WHAT IS BEING ASKED:
Skip every picture, and extract verbatim the lines from the line containing "Write a Python" to the line containing "0.067, 0.056, 0.048, 0.047]", both lines included.

+===+

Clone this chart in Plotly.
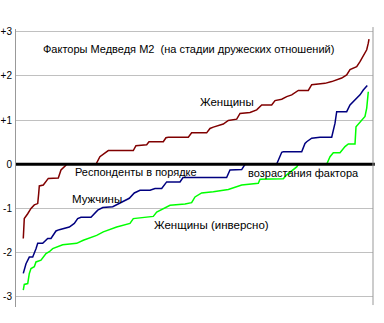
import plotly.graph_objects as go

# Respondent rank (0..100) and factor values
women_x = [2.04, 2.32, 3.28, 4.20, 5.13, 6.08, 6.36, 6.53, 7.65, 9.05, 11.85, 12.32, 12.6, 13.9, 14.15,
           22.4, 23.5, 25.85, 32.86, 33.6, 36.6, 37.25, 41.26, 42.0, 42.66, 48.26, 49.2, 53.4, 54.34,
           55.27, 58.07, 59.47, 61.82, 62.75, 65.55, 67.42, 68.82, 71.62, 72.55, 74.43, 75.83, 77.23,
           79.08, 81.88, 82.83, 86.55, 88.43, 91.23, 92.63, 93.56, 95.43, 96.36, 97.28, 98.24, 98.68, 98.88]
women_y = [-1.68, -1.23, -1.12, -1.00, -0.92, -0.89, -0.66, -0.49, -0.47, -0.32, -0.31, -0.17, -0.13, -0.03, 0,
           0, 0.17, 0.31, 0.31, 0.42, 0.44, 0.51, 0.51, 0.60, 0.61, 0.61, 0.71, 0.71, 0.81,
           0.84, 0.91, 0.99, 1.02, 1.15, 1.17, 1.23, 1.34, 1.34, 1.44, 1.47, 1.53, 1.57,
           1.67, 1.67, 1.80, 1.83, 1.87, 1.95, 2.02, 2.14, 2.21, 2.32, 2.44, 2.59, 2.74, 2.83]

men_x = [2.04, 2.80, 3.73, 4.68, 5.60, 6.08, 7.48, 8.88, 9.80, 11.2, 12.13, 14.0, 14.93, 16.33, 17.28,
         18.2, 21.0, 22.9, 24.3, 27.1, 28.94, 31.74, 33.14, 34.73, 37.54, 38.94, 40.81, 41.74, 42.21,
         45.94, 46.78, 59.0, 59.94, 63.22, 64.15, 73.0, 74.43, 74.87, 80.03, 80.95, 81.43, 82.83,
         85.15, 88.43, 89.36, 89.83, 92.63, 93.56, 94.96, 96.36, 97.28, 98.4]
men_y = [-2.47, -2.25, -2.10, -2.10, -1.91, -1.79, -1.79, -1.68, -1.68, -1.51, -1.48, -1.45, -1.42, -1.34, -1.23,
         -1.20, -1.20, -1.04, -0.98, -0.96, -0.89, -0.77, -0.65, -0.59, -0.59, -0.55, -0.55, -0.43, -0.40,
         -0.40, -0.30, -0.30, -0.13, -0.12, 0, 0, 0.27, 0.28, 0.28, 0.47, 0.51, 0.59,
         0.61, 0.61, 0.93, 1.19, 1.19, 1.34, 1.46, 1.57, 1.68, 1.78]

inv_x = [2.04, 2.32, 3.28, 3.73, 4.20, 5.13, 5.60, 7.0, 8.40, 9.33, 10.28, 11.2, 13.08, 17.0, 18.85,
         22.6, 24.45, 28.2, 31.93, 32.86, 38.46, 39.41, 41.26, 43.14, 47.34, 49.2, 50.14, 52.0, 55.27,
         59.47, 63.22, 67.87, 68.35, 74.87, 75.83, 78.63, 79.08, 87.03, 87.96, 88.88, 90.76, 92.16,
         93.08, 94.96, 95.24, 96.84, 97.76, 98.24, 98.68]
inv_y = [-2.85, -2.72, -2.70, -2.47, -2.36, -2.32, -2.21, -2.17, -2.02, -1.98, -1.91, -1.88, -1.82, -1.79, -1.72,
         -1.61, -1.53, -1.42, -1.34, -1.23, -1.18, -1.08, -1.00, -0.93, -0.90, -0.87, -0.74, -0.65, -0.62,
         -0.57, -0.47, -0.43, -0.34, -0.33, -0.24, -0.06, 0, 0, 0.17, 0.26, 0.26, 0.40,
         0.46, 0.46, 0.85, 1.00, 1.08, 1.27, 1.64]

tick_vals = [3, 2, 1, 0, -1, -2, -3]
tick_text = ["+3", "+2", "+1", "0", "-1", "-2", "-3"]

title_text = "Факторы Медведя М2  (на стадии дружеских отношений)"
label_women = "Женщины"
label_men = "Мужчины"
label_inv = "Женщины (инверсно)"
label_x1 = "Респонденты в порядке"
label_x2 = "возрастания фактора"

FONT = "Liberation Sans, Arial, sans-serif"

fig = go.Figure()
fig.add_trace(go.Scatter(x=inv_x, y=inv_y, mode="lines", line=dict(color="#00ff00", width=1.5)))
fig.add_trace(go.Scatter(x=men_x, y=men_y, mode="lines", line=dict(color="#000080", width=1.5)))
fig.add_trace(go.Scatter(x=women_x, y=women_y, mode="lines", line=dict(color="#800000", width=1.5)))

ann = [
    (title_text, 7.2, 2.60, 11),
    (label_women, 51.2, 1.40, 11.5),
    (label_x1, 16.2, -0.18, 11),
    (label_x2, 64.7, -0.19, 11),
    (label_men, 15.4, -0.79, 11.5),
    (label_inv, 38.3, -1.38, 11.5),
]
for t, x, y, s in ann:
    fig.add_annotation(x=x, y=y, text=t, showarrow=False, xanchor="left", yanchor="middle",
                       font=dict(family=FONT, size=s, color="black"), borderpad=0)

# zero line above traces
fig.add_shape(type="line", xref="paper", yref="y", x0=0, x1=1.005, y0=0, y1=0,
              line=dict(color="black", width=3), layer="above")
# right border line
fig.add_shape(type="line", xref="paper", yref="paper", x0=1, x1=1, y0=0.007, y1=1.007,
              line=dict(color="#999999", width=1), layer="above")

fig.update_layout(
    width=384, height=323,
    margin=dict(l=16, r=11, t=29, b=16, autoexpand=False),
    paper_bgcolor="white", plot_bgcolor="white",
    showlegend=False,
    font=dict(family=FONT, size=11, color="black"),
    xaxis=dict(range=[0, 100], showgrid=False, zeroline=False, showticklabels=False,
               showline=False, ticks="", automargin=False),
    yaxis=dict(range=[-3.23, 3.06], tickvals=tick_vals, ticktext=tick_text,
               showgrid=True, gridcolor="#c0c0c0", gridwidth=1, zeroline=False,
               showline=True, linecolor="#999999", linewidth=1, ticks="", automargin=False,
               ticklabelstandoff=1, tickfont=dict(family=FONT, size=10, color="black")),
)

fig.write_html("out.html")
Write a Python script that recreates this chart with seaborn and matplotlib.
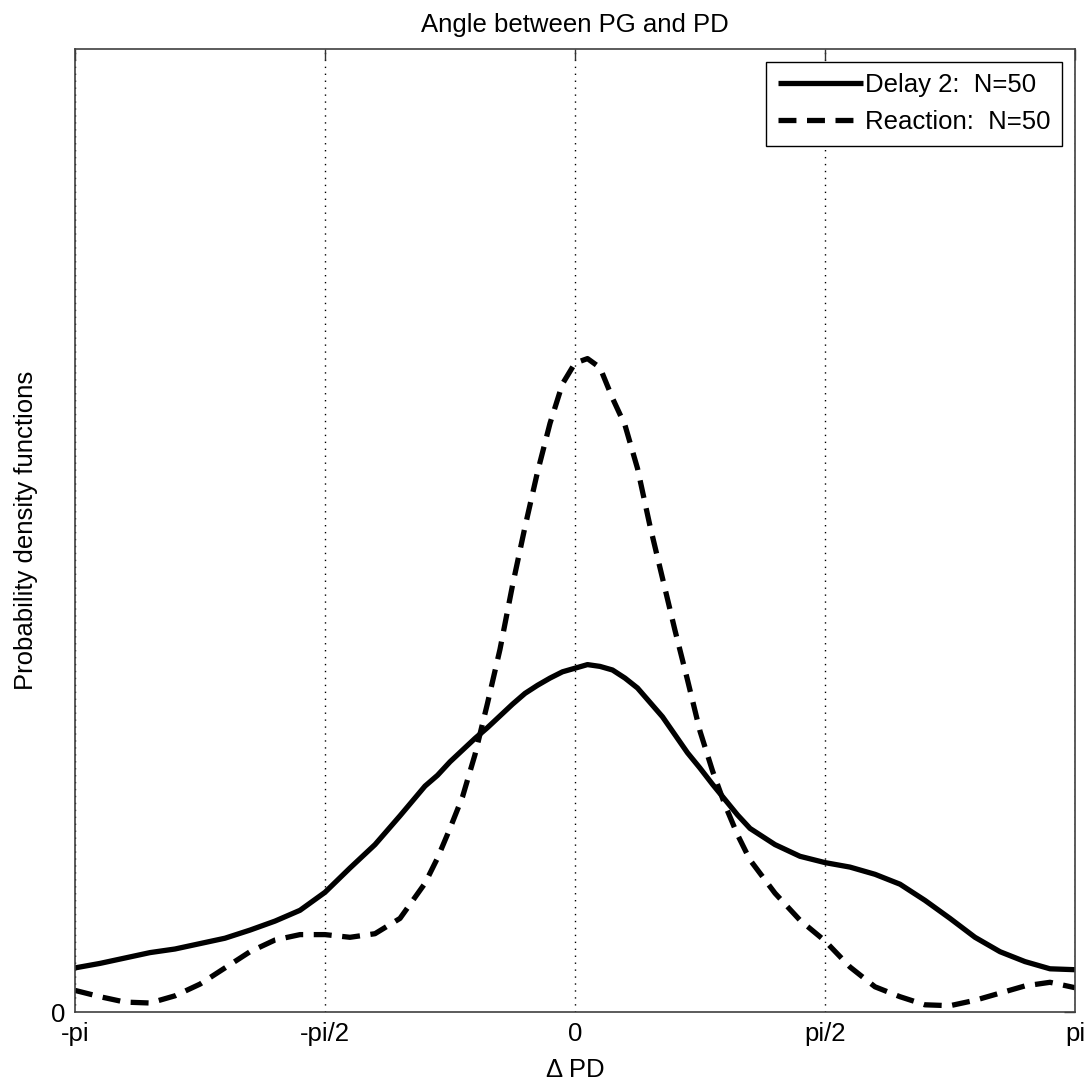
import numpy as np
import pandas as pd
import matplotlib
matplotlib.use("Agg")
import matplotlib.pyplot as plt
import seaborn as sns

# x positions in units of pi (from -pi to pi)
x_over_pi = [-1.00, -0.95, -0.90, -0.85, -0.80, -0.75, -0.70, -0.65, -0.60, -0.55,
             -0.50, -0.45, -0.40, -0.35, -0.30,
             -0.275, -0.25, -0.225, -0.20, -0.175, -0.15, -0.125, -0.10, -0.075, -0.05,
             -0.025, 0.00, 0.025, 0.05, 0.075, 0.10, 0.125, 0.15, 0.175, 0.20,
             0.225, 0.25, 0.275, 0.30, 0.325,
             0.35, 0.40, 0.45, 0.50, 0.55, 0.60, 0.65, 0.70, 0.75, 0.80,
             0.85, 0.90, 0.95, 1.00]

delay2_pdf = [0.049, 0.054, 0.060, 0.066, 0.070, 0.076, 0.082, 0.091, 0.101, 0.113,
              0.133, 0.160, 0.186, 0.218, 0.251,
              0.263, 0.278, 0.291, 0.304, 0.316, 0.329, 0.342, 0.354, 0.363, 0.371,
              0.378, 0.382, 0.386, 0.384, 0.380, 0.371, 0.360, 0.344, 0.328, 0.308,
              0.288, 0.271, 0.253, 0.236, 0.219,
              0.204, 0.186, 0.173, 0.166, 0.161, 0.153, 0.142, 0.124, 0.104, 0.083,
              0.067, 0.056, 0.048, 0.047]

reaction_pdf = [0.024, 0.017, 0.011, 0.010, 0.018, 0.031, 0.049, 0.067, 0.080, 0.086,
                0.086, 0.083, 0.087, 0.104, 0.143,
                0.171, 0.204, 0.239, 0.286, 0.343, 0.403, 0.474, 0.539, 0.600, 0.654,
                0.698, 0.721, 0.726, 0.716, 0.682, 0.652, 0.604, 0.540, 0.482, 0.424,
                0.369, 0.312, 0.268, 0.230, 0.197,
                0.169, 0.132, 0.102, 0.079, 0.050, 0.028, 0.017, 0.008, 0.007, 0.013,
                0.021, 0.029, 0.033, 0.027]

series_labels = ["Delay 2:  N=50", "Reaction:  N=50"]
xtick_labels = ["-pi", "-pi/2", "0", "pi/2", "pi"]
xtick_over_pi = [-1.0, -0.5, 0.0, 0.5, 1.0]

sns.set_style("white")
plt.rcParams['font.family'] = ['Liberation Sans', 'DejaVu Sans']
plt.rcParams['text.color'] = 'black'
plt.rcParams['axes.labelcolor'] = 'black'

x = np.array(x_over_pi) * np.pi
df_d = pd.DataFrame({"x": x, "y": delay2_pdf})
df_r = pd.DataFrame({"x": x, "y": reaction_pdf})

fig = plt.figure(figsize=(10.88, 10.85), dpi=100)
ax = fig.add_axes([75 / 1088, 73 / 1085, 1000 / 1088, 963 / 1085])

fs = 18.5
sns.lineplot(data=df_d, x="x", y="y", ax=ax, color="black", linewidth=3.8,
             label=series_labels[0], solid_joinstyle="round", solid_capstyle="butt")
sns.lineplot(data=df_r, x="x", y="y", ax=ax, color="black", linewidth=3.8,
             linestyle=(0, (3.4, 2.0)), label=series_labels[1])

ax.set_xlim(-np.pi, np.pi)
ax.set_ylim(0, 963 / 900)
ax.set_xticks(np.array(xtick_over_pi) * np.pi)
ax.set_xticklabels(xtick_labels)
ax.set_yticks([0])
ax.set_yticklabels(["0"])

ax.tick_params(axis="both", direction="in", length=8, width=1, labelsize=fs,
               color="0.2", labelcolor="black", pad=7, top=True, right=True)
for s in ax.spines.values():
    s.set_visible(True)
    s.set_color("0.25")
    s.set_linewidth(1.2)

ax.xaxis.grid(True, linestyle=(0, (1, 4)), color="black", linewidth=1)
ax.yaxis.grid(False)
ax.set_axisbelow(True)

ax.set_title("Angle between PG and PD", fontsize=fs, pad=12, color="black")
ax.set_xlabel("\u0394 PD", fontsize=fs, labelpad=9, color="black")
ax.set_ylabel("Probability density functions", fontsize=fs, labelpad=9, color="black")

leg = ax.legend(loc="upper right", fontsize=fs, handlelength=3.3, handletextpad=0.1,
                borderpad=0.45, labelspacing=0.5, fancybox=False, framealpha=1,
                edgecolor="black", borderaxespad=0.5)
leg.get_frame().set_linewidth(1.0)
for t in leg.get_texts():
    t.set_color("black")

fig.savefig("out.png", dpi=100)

+===+

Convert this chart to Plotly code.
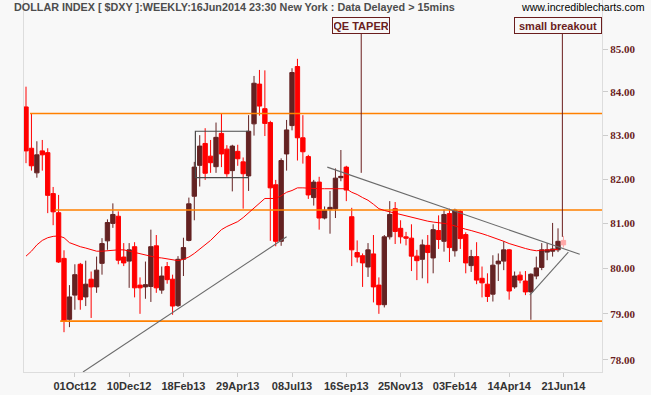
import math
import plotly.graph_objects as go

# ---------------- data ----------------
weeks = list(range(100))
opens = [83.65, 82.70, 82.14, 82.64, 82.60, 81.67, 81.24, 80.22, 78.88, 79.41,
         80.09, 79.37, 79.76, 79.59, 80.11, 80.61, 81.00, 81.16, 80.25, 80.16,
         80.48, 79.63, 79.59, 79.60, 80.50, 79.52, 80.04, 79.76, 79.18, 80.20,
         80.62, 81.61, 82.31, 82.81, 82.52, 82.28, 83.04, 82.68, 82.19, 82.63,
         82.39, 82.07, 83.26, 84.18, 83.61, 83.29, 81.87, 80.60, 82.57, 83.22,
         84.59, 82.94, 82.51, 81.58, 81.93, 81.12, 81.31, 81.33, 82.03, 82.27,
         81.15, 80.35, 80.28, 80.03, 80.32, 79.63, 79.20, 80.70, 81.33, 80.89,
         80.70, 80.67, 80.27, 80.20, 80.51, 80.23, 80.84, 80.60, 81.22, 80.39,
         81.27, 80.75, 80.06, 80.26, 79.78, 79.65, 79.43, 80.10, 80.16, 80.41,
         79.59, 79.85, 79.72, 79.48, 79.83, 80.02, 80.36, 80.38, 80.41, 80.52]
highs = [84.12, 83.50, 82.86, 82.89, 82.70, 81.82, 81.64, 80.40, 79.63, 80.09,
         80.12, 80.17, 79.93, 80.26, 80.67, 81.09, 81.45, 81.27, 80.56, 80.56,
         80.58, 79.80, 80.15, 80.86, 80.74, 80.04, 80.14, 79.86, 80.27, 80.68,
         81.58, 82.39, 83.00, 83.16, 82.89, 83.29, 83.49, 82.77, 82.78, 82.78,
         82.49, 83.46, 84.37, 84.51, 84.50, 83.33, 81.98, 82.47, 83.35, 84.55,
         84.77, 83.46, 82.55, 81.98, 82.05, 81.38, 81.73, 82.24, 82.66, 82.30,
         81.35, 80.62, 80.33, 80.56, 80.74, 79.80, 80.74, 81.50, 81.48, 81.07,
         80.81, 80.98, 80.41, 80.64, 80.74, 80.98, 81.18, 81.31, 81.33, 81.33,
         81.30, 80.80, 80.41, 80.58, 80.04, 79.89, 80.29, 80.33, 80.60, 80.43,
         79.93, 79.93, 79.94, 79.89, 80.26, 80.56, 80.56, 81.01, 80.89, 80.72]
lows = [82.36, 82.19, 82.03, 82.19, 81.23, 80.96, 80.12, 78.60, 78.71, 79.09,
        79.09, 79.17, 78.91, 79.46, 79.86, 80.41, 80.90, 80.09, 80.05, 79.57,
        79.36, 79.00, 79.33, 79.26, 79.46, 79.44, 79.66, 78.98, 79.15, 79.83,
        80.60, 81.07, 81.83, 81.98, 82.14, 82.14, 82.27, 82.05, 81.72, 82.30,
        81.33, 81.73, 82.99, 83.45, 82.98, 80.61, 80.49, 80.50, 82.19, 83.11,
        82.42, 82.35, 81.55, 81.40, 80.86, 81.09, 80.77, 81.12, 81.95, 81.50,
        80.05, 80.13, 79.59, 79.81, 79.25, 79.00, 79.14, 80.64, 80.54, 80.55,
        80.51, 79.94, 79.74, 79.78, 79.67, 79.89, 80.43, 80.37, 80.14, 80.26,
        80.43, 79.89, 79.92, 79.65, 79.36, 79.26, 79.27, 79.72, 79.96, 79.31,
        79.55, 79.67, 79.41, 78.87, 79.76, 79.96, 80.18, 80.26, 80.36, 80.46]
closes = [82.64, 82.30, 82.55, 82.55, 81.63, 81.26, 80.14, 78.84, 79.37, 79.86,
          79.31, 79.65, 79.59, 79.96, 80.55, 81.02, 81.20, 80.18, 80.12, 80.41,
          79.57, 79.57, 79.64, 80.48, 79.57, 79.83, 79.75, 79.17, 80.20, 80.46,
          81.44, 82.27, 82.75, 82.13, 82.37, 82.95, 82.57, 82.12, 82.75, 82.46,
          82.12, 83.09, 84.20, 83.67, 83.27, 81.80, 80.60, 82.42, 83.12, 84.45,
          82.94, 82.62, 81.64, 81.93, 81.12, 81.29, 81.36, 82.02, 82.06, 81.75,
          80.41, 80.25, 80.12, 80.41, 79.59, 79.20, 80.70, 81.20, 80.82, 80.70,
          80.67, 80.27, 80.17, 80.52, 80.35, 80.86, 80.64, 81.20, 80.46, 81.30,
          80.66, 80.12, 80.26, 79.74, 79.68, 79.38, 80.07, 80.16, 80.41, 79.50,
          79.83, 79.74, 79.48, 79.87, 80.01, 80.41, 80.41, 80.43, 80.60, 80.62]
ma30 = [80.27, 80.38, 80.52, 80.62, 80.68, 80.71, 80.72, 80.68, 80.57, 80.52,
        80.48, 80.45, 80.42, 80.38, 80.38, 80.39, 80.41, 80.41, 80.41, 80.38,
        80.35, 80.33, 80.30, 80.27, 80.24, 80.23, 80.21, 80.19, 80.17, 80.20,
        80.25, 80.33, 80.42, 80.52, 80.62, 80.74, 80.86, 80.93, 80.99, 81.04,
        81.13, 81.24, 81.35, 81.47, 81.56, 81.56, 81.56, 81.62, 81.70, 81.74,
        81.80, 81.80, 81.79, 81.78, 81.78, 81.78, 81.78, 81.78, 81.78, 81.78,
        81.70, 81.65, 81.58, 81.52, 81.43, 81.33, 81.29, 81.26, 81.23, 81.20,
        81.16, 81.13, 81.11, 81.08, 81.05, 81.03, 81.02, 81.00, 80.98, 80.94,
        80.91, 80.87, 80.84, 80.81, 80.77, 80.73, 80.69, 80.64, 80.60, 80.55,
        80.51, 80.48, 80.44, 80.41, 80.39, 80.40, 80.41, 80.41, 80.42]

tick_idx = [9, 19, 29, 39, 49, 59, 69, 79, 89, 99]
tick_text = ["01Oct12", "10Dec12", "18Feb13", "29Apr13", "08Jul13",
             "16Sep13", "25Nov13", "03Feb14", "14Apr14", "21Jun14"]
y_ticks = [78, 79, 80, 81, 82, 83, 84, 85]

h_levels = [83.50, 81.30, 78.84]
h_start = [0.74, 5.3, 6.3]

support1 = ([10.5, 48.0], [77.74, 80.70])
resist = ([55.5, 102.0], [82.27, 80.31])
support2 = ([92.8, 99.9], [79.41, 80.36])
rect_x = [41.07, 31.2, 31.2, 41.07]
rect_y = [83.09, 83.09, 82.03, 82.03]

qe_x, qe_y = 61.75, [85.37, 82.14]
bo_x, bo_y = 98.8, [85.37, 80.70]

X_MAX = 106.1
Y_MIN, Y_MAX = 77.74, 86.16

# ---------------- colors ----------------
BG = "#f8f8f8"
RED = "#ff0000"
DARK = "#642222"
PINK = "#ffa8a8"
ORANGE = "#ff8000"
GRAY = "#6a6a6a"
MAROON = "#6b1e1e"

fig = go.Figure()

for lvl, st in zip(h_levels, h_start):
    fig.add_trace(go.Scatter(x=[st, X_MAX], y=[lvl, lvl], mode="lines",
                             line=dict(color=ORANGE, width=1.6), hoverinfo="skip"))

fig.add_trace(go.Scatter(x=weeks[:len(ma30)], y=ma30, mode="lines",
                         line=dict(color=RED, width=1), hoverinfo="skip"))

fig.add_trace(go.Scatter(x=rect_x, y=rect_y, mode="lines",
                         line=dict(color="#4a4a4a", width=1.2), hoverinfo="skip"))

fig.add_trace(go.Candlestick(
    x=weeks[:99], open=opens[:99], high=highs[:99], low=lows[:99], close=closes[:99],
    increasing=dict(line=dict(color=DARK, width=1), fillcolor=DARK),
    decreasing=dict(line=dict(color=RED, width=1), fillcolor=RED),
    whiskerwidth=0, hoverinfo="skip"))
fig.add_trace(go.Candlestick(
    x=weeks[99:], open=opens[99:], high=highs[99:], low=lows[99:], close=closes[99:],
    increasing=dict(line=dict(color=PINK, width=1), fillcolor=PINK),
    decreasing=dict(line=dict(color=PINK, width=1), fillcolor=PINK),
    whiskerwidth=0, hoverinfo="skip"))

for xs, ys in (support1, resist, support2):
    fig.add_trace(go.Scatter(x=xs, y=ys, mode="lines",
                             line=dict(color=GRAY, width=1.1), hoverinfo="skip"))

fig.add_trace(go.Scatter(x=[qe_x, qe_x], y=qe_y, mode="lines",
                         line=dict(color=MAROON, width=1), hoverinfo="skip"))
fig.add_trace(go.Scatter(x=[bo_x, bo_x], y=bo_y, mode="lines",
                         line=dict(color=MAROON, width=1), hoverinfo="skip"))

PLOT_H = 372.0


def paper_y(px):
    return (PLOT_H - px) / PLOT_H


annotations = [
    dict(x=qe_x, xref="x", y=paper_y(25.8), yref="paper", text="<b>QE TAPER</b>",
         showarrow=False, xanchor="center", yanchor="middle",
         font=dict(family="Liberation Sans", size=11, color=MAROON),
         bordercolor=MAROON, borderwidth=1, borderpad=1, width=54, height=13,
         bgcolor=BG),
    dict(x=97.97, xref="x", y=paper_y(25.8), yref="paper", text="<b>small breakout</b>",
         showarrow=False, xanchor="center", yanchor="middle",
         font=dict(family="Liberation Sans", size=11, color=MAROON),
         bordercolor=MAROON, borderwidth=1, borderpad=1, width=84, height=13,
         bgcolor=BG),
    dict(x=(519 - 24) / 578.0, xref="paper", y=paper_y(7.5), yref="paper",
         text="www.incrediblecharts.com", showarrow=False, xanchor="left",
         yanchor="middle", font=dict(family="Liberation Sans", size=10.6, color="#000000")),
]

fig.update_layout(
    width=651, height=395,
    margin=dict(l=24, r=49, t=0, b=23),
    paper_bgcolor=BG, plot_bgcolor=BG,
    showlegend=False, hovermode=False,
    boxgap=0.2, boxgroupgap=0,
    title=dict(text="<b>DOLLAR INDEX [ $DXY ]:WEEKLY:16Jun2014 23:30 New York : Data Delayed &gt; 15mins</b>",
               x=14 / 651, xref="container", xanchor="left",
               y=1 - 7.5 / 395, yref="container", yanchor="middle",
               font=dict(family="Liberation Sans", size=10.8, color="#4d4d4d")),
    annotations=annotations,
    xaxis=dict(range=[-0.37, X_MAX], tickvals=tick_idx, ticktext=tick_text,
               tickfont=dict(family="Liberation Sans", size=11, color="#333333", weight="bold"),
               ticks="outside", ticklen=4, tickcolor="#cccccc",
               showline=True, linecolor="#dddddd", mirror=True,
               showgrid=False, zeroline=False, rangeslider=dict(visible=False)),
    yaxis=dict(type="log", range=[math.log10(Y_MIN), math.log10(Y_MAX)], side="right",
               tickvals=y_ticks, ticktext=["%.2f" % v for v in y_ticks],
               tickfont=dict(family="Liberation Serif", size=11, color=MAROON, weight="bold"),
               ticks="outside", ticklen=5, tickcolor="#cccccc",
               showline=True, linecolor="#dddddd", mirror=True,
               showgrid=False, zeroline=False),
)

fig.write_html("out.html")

+===+

EXERCISE RESULT:
Write a Python script that recreates this chart with seaborn and matplotlib.
import numpy as np
import pandas as pd
import matplotlib
matplotlib.use("Agg")
import matplotlib.pyplot as plt
import seaborn as sns

# x positions in units of pi (from -pi to pi)
x_over_pi = [-1.00, -0.95, -0.90, -0.85, -0.80, -0.75, -0.70, -0.65, -0.60, -0.55,
             -0.50, -0.45, -0.40, -0.35, -0.30,
             -0.275, -0.25, -0.225, -0.20, -0.175, -0.15, -0.125, -0.10, -0.075, -0.05,
             -0.025, 0.00, 0.025, 0.05, 0.075, 0.10, 0.125, 0.15, 0.175, 0.20,
             0.225, 0.25, 0.275, 0.30, 0.325,
             0.35, 0.40, 0.45, 0.50, 0.55, 0.60, 0.65, 0.70, 0.75, 0.80,
             0.85, 0.90, 0.95, 1.00]

delay2_pdf = [0.049, 0.054, 0.060, 0.066, 0.070, 0.076, 0.082, 0.091, 0.101, 0.113,
              0.133, 0.160, 0.186, 0.218, 0.251,
              0.263, 0.278, 0.291, 0.304, 0.316, 0.329, 0.342, 0.354, 0.363, 0.371,
              0.378, 0.382, 0.386, 0.384, 0.380, 0.371, 0.360, 0.344, 0.328, 0.308,
              0.288, 0.271, 0.253, 0.236, 0.219,
              0.204, 0.186, 0.173, 0.166, 0.161, 0.153, 0.142, 0.124, 0.104, 0.083,
              0.067, 0.056, 0.048, 0.047]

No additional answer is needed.